I’ll admit it. I thought Rogue One: A Star Wars Story, the spin off movie and recent addition to the Star Wars saga, would never match the original movies.
And I was right. It doesn’t match up with any of the seven Star Wars installments. Rogue One stands alone in the Star Wars universe, and that may not be such a bad thing. Rogue One discards the script that has been followed by the other Star Wars films, along with many of the familiar characters and planets Star Wars fans know and love. At its core, Rogue One is the most epic, fantastic capture the flag game imaginable played out in the Star Wars universe, and all the action kept me on the edge of my seat until the last frame.
Rogue One takes place between Revenge of the Sith and A New Hope, when Darth Vader and the Imperials rule the galaxy. Jyn Erso is the abandoned daughter of an Imperial architect who finds herself tangled up in the Rebel Alliance. To prove herself and give the Rebel Alliance hope against the newly built Death Star, she and a cast of determined fighters must steal the plans for the superweapon from the Empire.
The plot does have its deficiencies. The beginning hour is slow, muddled and confusing, and characters weave in and out without really being explored. But when the Rebels, led by Jyn, decide to go after the plans, the action carries the rest of the movie. And even with all the action, Rogue One has emotional depth, something a couple of the prequels missed out on.
Oh, and there’s the action. That’s where this film shines, putting the wars in Star Wars even without lightsabers. The movie feels like the Star Wars video game Battlefront, but with characters you care about and high stakes. The graphics and special effects are over the top, but it makes for a visually stunning film and creates the intensity that makes the action work.

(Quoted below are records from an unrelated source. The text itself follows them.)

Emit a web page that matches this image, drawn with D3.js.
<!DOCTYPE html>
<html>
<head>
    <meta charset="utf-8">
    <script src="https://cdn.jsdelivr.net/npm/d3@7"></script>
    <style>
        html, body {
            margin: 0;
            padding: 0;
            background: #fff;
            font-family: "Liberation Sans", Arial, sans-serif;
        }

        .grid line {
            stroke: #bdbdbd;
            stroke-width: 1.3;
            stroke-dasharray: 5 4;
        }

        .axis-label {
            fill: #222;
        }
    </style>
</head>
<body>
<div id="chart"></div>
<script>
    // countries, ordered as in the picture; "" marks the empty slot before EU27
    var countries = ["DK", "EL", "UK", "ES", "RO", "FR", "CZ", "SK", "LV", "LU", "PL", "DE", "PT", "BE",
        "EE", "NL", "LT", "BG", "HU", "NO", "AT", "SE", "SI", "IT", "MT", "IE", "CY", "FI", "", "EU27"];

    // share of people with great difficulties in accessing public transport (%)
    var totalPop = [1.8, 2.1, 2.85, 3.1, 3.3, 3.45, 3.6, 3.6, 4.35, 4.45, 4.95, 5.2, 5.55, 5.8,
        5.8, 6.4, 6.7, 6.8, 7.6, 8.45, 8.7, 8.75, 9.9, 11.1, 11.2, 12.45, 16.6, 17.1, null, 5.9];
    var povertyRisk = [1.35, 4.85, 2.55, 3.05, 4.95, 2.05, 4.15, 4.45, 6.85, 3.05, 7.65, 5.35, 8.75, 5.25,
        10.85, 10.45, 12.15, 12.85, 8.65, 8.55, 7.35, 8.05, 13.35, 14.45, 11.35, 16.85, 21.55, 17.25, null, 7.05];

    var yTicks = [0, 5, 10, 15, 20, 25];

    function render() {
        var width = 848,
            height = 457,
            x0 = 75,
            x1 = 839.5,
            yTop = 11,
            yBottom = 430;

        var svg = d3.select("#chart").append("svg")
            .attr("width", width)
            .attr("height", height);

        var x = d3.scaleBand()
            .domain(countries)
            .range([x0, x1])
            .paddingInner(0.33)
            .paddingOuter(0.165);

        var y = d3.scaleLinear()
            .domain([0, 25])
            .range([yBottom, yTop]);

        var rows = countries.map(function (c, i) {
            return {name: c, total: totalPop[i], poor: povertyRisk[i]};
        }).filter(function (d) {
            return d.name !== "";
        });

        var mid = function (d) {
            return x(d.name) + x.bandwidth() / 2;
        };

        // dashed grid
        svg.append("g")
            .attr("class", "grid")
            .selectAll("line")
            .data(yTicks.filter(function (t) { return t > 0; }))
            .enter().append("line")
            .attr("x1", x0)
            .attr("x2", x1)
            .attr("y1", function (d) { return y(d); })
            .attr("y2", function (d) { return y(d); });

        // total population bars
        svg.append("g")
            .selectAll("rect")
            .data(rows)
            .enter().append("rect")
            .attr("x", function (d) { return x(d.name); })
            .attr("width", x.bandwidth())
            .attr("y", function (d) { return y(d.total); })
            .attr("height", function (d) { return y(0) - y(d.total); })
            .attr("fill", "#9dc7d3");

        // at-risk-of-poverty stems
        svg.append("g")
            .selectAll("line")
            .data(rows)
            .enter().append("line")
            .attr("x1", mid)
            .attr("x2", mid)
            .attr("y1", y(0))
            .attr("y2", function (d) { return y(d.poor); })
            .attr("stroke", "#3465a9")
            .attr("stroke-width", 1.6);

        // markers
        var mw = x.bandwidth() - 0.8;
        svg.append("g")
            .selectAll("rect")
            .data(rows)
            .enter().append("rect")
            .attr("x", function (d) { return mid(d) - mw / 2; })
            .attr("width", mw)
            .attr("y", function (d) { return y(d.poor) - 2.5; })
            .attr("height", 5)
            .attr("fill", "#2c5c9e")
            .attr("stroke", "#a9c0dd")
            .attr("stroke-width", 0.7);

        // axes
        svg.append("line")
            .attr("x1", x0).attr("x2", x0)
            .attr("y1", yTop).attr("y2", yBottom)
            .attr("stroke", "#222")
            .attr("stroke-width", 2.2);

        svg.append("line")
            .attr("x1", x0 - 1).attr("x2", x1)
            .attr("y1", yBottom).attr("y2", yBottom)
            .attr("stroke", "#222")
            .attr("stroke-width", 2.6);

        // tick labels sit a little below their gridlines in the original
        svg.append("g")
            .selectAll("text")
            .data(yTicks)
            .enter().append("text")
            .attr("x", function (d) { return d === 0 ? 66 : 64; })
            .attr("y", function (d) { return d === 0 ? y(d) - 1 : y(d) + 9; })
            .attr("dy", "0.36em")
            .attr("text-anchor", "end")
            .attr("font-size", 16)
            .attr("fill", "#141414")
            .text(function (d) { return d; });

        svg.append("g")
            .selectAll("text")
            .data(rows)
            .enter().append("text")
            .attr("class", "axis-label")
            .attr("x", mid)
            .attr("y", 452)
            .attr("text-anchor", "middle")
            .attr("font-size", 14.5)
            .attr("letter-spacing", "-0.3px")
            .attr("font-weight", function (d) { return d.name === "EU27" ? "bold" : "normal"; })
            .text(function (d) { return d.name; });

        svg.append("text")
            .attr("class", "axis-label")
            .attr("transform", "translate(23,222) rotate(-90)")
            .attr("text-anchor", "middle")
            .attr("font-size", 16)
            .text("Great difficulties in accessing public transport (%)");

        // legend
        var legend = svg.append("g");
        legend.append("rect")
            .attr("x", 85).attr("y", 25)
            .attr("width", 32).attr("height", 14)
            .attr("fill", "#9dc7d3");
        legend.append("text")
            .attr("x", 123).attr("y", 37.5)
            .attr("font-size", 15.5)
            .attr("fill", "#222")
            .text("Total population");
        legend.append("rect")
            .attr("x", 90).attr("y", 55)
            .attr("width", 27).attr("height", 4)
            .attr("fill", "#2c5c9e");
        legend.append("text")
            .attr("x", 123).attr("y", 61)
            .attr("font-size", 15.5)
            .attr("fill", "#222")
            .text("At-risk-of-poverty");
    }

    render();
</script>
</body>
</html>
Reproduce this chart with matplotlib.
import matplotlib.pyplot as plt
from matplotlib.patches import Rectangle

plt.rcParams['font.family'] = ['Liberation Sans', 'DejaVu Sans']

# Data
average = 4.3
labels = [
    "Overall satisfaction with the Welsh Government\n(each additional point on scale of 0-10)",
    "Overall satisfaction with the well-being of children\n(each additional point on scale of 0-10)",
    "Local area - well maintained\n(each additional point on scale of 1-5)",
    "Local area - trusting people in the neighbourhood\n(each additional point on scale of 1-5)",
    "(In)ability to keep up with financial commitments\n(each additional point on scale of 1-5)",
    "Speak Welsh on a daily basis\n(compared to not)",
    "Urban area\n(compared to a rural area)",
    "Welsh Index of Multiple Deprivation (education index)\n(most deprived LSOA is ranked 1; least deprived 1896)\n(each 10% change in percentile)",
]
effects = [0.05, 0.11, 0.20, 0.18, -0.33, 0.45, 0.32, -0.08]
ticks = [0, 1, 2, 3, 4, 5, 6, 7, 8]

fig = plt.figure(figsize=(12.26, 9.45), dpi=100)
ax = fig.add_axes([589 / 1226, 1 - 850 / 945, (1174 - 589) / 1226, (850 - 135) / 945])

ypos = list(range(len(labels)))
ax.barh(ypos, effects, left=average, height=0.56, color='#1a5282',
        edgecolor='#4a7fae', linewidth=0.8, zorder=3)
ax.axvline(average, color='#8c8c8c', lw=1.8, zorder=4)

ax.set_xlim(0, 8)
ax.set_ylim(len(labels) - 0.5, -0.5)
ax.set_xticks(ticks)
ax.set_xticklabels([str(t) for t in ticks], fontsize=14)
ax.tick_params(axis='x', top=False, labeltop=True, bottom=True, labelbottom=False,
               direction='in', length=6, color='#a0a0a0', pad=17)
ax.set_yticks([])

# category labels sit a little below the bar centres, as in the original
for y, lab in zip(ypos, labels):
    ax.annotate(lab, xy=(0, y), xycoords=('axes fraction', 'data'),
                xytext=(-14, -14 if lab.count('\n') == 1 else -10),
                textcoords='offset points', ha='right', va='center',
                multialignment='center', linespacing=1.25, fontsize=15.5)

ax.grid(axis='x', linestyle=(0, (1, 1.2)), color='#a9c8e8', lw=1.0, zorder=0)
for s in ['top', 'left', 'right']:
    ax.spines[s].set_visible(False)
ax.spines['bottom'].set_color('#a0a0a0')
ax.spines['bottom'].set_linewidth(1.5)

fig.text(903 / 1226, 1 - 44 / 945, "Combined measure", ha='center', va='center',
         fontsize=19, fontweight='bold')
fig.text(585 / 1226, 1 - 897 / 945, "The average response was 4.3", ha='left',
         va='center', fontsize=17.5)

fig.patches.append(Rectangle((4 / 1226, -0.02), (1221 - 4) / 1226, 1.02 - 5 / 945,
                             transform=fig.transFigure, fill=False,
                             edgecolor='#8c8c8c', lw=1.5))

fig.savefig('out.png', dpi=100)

Rogue One stands by itself in Star Wars lore. In the first minute of the movie, the opening crawl is skipped, an immediate sign that something is going to change. The main characters in the originals are relegated to cameos and the only planet from any of the other Star Wars movie shown is Mustafar. That works both ways- the audience isn’t as invested in the new characters, but the plot has flexibility with these characters that the prequels didn’t have. This movie is truly a Rogue One.
The anticipation for Rogue One was lower than Force Awakens last year and rightfully so, but Rogue One holds its own as a fantastic Star Wars movie. The action in this movie is insane and the plot is developed just enough to add depth to the battles. A couple of years ago, I laughed off the idea of a spin off about stealing the Death Star plans. But now, I realize it is a story that needed to be told.